STATED GOAL:
Reproduce the entries shown below only from the line with "Write a Python" down to the line with "ax.spines[s].set_linewidth(1.3)", keeping both end lines and copying each one exactly.
##### PROVIDED MATERIAL #####
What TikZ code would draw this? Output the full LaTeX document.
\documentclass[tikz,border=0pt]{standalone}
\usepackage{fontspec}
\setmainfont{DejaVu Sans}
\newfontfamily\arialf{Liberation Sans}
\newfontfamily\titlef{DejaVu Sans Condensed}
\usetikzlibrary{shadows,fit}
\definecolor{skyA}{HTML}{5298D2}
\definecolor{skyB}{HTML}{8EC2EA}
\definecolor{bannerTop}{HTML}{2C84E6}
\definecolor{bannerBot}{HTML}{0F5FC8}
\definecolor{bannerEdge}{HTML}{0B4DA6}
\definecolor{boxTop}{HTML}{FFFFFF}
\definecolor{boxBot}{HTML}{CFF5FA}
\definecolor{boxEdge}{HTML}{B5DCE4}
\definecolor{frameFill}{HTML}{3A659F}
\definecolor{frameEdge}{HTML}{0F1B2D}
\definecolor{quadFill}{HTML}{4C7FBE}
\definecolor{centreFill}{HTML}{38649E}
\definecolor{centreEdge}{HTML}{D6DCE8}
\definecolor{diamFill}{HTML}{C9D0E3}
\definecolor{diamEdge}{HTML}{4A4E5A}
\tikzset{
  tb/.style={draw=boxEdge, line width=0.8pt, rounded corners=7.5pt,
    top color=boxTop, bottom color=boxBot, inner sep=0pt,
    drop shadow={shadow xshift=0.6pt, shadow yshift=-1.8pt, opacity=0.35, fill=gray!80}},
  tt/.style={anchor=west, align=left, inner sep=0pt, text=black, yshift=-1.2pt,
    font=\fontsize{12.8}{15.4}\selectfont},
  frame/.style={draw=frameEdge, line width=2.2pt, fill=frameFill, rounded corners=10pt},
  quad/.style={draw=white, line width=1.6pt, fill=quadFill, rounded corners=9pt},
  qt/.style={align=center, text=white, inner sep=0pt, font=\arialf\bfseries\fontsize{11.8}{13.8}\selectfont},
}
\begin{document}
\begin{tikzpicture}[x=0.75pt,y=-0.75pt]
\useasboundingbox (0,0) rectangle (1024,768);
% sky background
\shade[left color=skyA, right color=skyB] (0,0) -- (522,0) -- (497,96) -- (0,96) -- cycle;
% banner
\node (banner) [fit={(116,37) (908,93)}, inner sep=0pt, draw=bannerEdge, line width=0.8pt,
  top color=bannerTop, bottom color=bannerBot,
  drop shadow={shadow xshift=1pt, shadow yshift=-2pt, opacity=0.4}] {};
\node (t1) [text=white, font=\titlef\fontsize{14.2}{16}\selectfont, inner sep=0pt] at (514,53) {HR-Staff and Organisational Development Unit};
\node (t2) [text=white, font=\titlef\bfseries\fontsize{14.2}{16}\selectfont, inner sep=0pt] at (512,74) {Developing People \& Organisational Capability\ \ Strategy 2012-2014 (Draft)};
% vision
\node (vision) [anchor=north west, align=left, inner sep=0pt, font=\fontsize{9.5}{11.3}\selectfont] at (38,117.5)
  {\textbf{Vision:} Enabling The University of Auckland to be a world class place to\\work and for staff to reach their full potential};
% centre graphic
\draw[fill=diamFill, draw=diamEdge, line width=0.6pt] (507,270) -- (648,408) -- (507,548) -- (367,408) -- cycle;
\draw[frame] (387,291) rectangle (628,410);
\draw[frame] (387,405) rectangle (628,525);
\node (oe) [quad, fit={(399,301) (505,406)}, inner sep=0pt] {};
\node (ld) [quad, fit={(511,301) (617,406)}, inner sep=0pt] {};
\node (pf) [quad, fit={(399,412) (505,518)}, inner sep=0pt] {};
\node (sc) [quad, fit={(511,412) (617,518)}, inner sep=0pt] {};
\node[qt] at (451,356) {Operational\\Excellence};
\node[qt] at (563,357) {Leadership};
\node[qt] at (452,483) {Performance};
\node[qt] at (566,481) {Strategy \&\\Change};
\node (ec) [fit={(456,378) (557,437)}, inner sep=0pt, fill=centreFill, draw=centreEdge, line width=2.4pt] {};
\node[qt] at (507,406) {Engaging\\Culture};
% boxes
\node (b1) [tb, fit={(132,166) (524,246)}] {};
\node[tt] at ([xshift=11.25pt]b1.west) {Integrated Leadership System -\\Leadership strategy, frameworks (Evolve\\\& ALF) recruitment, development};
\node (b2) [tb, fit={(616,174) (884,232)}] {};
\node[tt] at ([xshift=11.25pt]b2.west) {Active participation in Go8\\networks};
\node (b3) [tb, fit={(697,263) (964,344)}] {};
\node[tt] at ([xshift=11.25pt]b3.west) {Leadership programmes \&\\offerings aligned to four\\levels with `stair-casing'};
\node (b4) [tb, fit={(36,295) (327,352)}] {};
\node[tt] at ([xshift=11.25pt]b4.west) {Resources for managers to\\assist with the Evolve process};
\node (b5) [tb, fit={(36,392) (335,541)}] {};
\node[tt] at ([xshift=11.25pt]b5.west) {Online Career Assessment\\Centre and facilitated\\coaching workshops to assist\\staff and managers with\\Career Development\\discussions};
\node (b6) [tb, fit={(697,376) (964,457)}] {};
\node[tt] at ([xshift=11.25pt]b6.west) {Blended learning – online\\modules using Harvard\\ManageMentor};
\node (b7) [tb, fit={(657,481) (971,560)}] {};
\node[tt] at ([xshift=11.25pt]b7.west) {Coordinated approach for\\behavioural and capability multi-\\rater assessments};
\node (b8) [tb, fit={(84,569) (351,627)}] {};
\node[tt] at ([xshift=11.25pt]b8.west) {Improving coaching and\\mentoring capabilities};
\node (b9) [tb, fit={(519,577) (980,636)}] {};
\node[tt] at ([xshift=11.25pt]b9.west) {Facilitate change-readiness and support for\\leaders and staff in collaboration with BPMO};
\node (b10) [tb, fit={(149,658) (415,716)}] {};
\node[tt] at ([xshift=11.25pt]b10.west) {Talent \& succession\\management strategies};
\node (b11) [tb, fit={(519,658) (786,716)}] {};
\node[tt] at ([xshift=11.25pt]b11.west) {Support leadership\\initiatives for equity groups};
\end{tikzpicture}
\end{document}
#####
##### PROVIDED MATERIAL #####
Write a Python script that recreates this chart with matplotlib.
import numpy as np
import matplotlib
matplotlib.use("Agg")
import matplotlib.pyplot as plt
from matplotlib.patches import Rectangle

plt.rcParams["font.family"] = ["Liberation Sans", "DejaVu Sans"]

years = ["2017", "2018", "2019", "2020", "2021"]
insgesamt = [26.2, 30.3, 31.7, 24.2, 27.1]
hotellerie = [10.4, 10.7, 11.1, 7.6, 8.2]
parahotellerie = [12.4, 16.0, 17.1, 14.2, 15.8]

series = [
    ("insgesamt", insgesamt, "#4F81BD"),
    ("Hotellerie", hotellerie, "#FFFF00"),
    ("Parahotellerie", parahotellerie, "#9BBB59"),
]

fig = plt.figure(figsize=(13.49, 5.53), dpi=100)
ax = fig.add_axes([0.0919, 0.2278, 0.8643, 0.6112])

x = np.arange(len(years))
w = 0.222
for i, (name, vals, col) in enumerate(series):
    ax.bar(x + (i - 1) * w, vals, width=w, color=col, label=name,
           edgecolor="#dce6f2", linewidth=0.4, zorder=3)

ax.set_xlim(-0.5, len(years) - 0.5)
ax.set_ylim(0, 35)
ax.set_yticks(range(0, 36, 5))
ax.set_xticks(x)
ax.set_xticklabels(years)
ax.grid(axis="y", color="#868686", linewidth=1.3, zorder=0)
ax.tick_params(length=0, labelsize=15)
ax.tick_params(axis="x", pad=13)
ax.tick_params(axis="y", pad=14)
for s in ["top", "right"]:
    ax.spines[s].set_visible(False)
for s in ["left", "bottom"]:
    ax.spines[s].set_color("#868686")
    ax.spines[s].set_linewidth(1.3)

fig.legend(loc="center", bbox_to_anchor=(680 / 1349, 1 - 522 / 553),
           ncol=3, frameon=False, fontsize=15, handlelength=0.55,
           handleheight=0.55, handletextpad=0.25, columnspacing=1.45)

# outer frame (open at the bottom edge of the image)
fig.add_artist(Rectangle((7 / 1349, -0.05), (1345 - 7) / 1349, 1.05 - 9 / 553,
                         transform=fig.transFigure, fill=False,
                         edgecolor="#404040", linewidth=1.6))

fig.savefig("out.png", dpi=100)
#####
RIGHT ANSWER:
Write a Python script that recreates this chart with matplotlib.
import numpy as np
import matplotlib
matplotlib.use("Agg")
import matplotlib.pyplot as plt
from matplotlib.patches import Rectangle

plt.rcParams["font.family"] = ["Liberation Sans", "DejaVu Sans"]

years = ["2017", "2018", "2019", "2020", "2021"]
insgesamt = [26.2, 30.3, 31.7, 24.2, 27.1]
hotellerie = [10.4, 10.7, 11.1, 7.6, 8.2]
parahotellerie = [12.4, 16.0, 17.1, 14.2, 15.8]

series = [
    ("insgesamt", insgesamt, "#4F81BD"),
    ("Hotellerie", hotellerie, "#FFFF00"),
    ("Parahotellerie", parahotellerie, "#9BBB59"),
]

fig = plt.figure(figsize=(13.49, 5.53), dpi=100)
ax = fig.add_axes([0.0919, 0.2278, 0.8643, 0.6112])

x = np.arange(len(years))
w = 0.222
for i, (name, vals, col) in enumerate(series):
    ax.bar(x + (i - 1) * w, vals, width=w, color=col, label=name,
           edgecolor="#dce6f2", linewidth=0.4, zorder=3)

ax.set_xlim(-0.5, len(years) - 0.5)
ax.set_ylim(0, 35)
ax.set_yticks(range(0, 36, 5))
ax.set_xticks(x)
ax.set_xticklabels(years)
ax.grid(axis="y", color="#868686", linewidth=1.3, zorder=0)
ax.tick_params(length=0, labelsize=15)
ax.tick_params(axis="x", pad=13)
ax.tick_params(axis="y", pad=14)
for s in ["top", "right"]:
    ax.spines[s].set_visible(False)
for s in ["left", "bottom"]:
    ax.spines[s].set_color("#868686")
    ax.spines[s].set_linewidth(1.3)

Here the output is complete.